--- AVAILABLE DATA ---
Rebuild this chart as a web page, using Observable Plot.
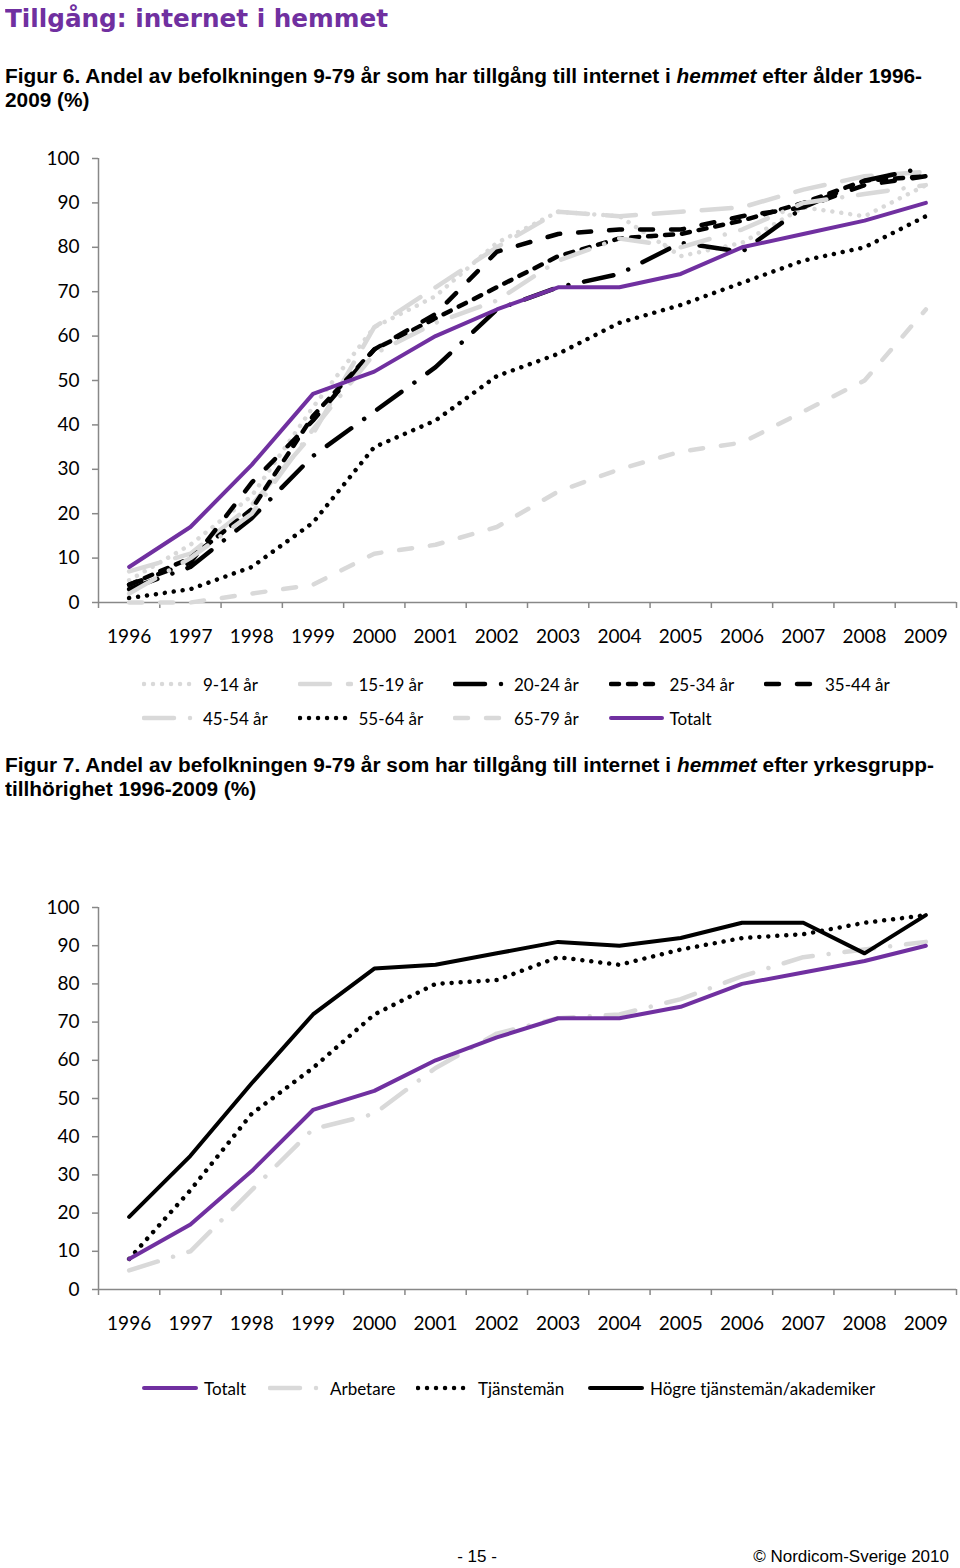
<!DOCTYPE html>
<html lang="sv">
<head>
<meta charset="utf-8">
<script src="https://cdn.jsdelivr.net/npm/d3@7"></script>
<script src="https://cdn.jsdelivr.net/npm/@observablehq/plot@0.6"></script>
<style>
html,body{margin:0;padding:0;background:#fff;}
body{width:960px;height:1568px;position:relative;overflow:hidden;font-family:"Liberation Sans",Arial,sans-serif;color:#000;}
.abs{position:absolute;white-space:nowrap;}
#title{left:5px;top:4px;font-family:"DejaVu Sans",sans-serif;font-weight:bold;font-size:25px;color:#7030a0;transform-origin:0 0;}
.cap{left:5px;font-weight:bold;font-size:20px;line-height:24px;transform-origin:0 0;}
.cap div{white-space:nowrap;}
.chart{position:absolute;left:0;}
.leg{position:absolute;height:20px;display:flex;align-items:center;font-family:Lato,sans-serif;font-size:17px;white-space:nowrap;}
.leg svg{margin-right:6px;flex:none;}
.foot{font-size:17px;top:1547px;}
</style>
</head>
<body>
<div id="title" class="abs">Tillgång: internet i hemmet</div>
<div id="cap6" class="abs cap" style="top:64px">
  <div>Figur 6. Andel av befolkningen 9-79 år som har tillgång till internet i <i>hemmet</i> efter ålder 1996-</div>
  <div>2009 (%)</div>
</div>
<div id="chart1" class="chart" style="top:140px"></div>
<div id="legend1"></div>
<div id="cap7" class="abs cap" style="top:753px">
  <div>Figur 7. Andel av befolkningen 9-79 år som har tillgång till internet i <i>hemmet</i> efter yrkesgrupp-</div>
  <div>tillhörighet 1996-2009 (%)</div>
</div>
<div id="chart2" class="chart" style="top:880px"></div>
<div id="legend2"></div>
<div id="page" class="abs foot">- 15 -</div>
<div id="copy" class="abs foot">© Nordicom-Sverige 2010</div>
<script>
// ---------- data ----------
const years = [1996, 1997, 1998, 1999, 2000, 2001, 2002, 2003, 2004, 2005, 2006, 2007, 2008, 2009];
const yTicks = [0, 10, 20, 30, 40, 50, 60, 70, 80, 90, 100];

// Figur 6: ålder (%)
const age9_14  = [5, 13, 24, 44, 62, 69, 81, 88, 87, 78, 81, 89, 87, 94];
const age15_19 = [7, 11, 22, 38, 62, 71, 80, 88, 87, 88, 89, 93, 96, 97];
const age20_24 = [3, 8, 19, 33, 43, 53, 66, 71, 74, 81, 79, 89, 95, 98];
const age25_34 = [4, 10, 21, 42, 57, 64, 71, 78, 82, 83, 86, 90, 95, 96];
const age35_44 = [4, 9, 27, 41, 57, 65, 79, 83, 84, 84, 87, 89, 94, 96];
const age45_54 = [2, 10, 20, 39, 56, 63, 68, 77, 82, 80, 84, 90, 92, 94];
const age55_64 = [1, 3, 8, 18, 35, 41, 51, 56, 63, 67, 72, 77, 80, 87];
const age65_79 = [0, 0, 2, 4, 11, 13, 17, 25, 30, 34, 36, 43, 50, 66];
const totalt   = [8, 17, 31, 47, 52, 60, 66, 71, 71, 74, 80, 83, 86, 90];

// Figur 7: yrkesgrupp (%)
const arbetare   = [5, 10, 26, 42, 46, 58, 67, 71, 72, 76, 82, 87, 89, 91];
const tjanstemän = [8, 26, 46, 58, 72, 80, 81, 87, 85, 89, 92, 93, 96, 98];
const hogreTjm   = [19, 35, 54, 72, 84, 85, 88, 91, 90, 92, 96, 96, 88, 98];

const ageNames = ["9-14 år", "15-19 år", "20-24 år", "25-34 år", "35-44 år", "45-54 år", "55-64 år", "65-79 år", "Totalt"];
const occNames = ["Totalt", "Arbetare", "Tjänstemän", "Högre tjänstemän/akademiker"];

// ---------- styles ----------
const GRAY = "#d9d9d9", BLACK = "#000000", PURPLE = "#7030a0", AXIS = "#888888";
const W = 4.5;
const ST = {
  grayDot:     {stroke: GRAY,  strokeWidth: W, strokeDasharray: "0.01 9"},
  grayLgDash:  {stroke: GRAY,  strokeWidth: W, strokeDasharray: "30 18"},
  blackLgDashDot: {stroke: BLACK, strokeWidth: W, strokeDasharray: "30 16 0.01 16"},
  blackSysDash:{stroke: BLACK, strokeWidth: W, strokeDasharray: "8 9"},
  blackDash:   {stroke: BLACK, strokeWidth: W, strokeDasharray: "13 18"},
  grayLgDashDot: {stroke: GRAY, strokeWidth: W, strokeDasharray: "30 16 0.01 16"},
  blackDot:    {stroke: BLACK, strokeWidth: W, strokeDasharray: "0.01 9"},
  grayDash:    {stroke: GRAY,  strokeWidth: W, strokeDasharray: "13 18"},
  purple:      {stroke: PURPLE, strokeWidth: 4},
  blackSolid:  {stroke: BLACK, strokeWidth: 4}
};

const ageSeries = [
  {name: ageNames[0], values: age9_14,  st: ST.grayDot},
  {name: ageNames[1], values: age15_19, st: ST.grayLgDash},
  {name: ageNames[2], values: age20_24, st: ST.blackLgDashDot},
  {name: ageNames[3], values: age25_34, st: ST.blackSysDash},
  {name: ageNames[4], values: age35_44, st: ST.blackDash},
  {name: ageNames[5], values: age45_54, st: ST.grayLgDashDot},
  {name: ageNames[6], values: age55_64, st: ST.blackDot},
  {name: ageNames[7], values: age65_79, st: ST.grayDash},
  {name: ageNames[8], values: totalt,   st: ST.purple}
];
const occSeries = [
  {name: occNames[0], values: totalt,     st: ST.purple},
  {name: occNames[1], values: arbetare,   st: ST.grayLgDashDot},
  {name: occNames[2], values: tjanstemän, st: ST.blackDot},
  {name: occNames[3], values: hogreTjm,   st: ST.blackSolid}
];
const occDrawOrder = [1, 2, 3, 0];

function makeChart(series, order, plotHeight, marginTop) {
  const marginBottom = 50;
  const x0 = years[0] - 0.5, x1 = years[years.length - 1] + 0.5;
  const bounds = d3.range(years.length + 1).map(i => x0 + i);
  const lines = order.map(k => {
    const s = series[k];
    return Plot.line(years, {
      x: d => d, y: (d, i) => s.values[i],
      ...s.st, strokeLinecap: "round", strokeLinejoin: "round", fill: "none"
    });
  });
  return Plot.plot({
    width: 960,
    height: marginTop + plotHeight + marginBottom,
    marginLeft: 98, marginRight: 4, marginTop, marginBottom,
    style: {fontFamily: "Lato, sans-serif", background: "transparent", color: "#000", overflow: "visible"},
    x: {type: "linear", domain: [x0, x1], axis: null},
    y: {domain: [0, 100], axis: null},
    marks: [
      Plot.ruleX([x0], {stroke: AXIS, strokeWidth: 1.5}),
      Plot.ruleY(yTicks, {y: d => d, x1: x0, x2: x0, insetLeft: -6, stroke: AXIS, strokeWidth: 1.5}),
      Plot.text(yTicks, {y: d => d, frameAnchor: "left", dx: -19, textAnchor: "end", text: d => String(d), fontSize: 19, fill: "#000"}),
      Plot.ruleY([0], {stroke: AXIS, strokeWidth: 1.5}),
      Plot.ruleX(bounds, {x: d => d, y1: 0, y2: 0, insetBottom: -6, stroke: AXIS, strokeWidth: 1.5}),
      Plot.text(years, {x: d => d, frameAnchor: "bottom", dy: 40, text: d => String(d), fontSize: 19, fill: "#000"}),
      ...lines
    ]
  });
}

document.getElementById("chart1").appendChild(makeChart(ageSeries, d3.range(ageSeries.length), 444, 18));
document.getElementById("chart2").appendChild(makeChart(occSeries, occDrawOrder, 382, 27));

// ---------- legends ----------
function legendItem(parent, s, left, centerY, sampleW) {
  const div = document.createElement("div");
  div.className = "leg";
  div.style.left = left + "px";
  div.style.top = (centerY - 10) + "px";
  const ns = "http://www.w3.org/2000/svg";
  const svg = document.createElementNS(ns, "svg");
  svg.setAttribute("width", sampleW); svg.setAttribute("height", 10);
  const ln = document.createElementNS(ns, "line");
  ln.setAttribute("x1", 2); ln.setAttribute("x2", sampleW - 2);
  ln.setAttribute("y1", 5); ln.setAttribute("y2", 5);
  ln.setAttribute("stroke", s.st.stroke);
  ln.setAttribute("stroke-width", s.st.strokeWidth);
  ln.setAttribute("stroke-linecap", "round");
  if (s.st.strokeDasharray) ln.setAttribute("stroke-dasharray", s.st.strokeDasharray);
  svg.appendChild(ln);
  div.appendChild(svg);
  const sp = document.createElement("span");
  sp.textContent = s.name;
  div.appendChild(sp);
  parent.appendChild(div);
}
const leg1 = document.getElementById("legend1");
ageSeries.forEach((s, i) => {
  const row = i < 5 ? 0 : 1, col = i < 5 ? i : i - 5;
  legendItem(leg1, s, 142 + 155.5 * col, row === 0 ? 684 : 718, 55);
});
const leg2 = document.getElementById("legend2");
const leg2Left = [142, 268, 416, 588];
occSeries.forEach((s, i) => legendItem(leg2, s, leg2Left[i], 1388, 56));

// ---------- fit text widths ----------
function fit(id, target) {
  const el = document.getElementById(id);
  const w = el.getBoundingClientRect().width;
  el.style.transform = `scaleX(${target / w})`;
}
fit("title", 383);
fit("cap6", 917);
fit("cap7", 929);
const pg = document.getElementById("page");
pg.style.left = (477 - pg.getBoundingClientRect().width / 2) + "px";
const cp = document.getElementById("copy");
cp.style.left = (949 - cp.getBoundingClientRect().width) + "px";
</script>
</body>
</html>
---
→ EXERCISE
Take the lines from the start of the material to the line with "80, 90, 100];", both included, and transcribe them exactly without the pictures.

→ TASK OUTPUT
Rebuild this chart as a web page, using Observable Plot.
<!DOCTYPE html>
<html lang="sv">
<head>
<meta charset="utf-8">
<script src="https://cdn.jsdelivr.net/npm/d3@7"></script>
<script src="https://cdn.jsdelivr.net/npm/@observablehq/plot@0.6"></script>
<style>
html,body{margin:0;padding:0;background:#fff;}
body{width:960px;height:1568px;position:relative;overflow:hidden;font-family:"Liberation Sans",Arial,sans-serif;color:#000;}
.abs{position:absolute;white-space:nowrap;}
#title{left:5px;top:4px;font-family:"DejaVu Sans",sans-serif;font-weight:bold;font-size:25px;color:#7030a0;transform-origin:0 0;}
.cap{left:5px;font-weight:bold;font-size:20px;line-height:24px;transform-origin:0 0;}
.cap div{white-space:nowrap;}
.chart{position:absolute;left:0;}
.leg{position:absolute;height:20px;display:flex;align-items:center;font-family:Lato,sans-serif;font-size:17px;white-space:nowrap;}
.leg svg{margin-right:6px;flex:none;}
.foot{font-size:17px;top:1547px;}
</style>
</head>
<body>
<div id="title" class="abs">Tillgång: internet i hemmet</div>
<div id="cap6" class="abs cap" style="top:64px">
  <div>Figur 6. Andel av befolkningen 9-79 år som har tillgång till internet i <i>hemmet</i> efter ålder 1996-</div>
  <div>2009 (%)</div>
</div>
<div id="chart1" class="chart" style="top:140px"></div>
<div id="legend1"></div>
<div id="cap7" class="abs cap" style="top:753px">
  <div>Figur 7. Andel av befolkningen 9-79 år som har tillgång till internet i <i>hemmet</i> efter yrkesgrupp-</div>
  <div>tillhörighet 1996-2009 (%)</div>
</div>
<div id="chart2" class="chart" style="top:880px"></div>
<div id="legend2"></div>
<div id="page" class="abs foot">- 15 -</div>
<div id="copy" class="abs foot">© Nordicom-Sverige 2010</div>
<script>
// ---------- data ----------
const years = [1996, 1997, 1998, 1999, 2000, 2001, 2002, 2003, 2004, 2005, 2006, 2007, 2008, 2009];
const yTicks = [0, 10, 20, 30, 40, 50, 60, 70, 80, 90, 100];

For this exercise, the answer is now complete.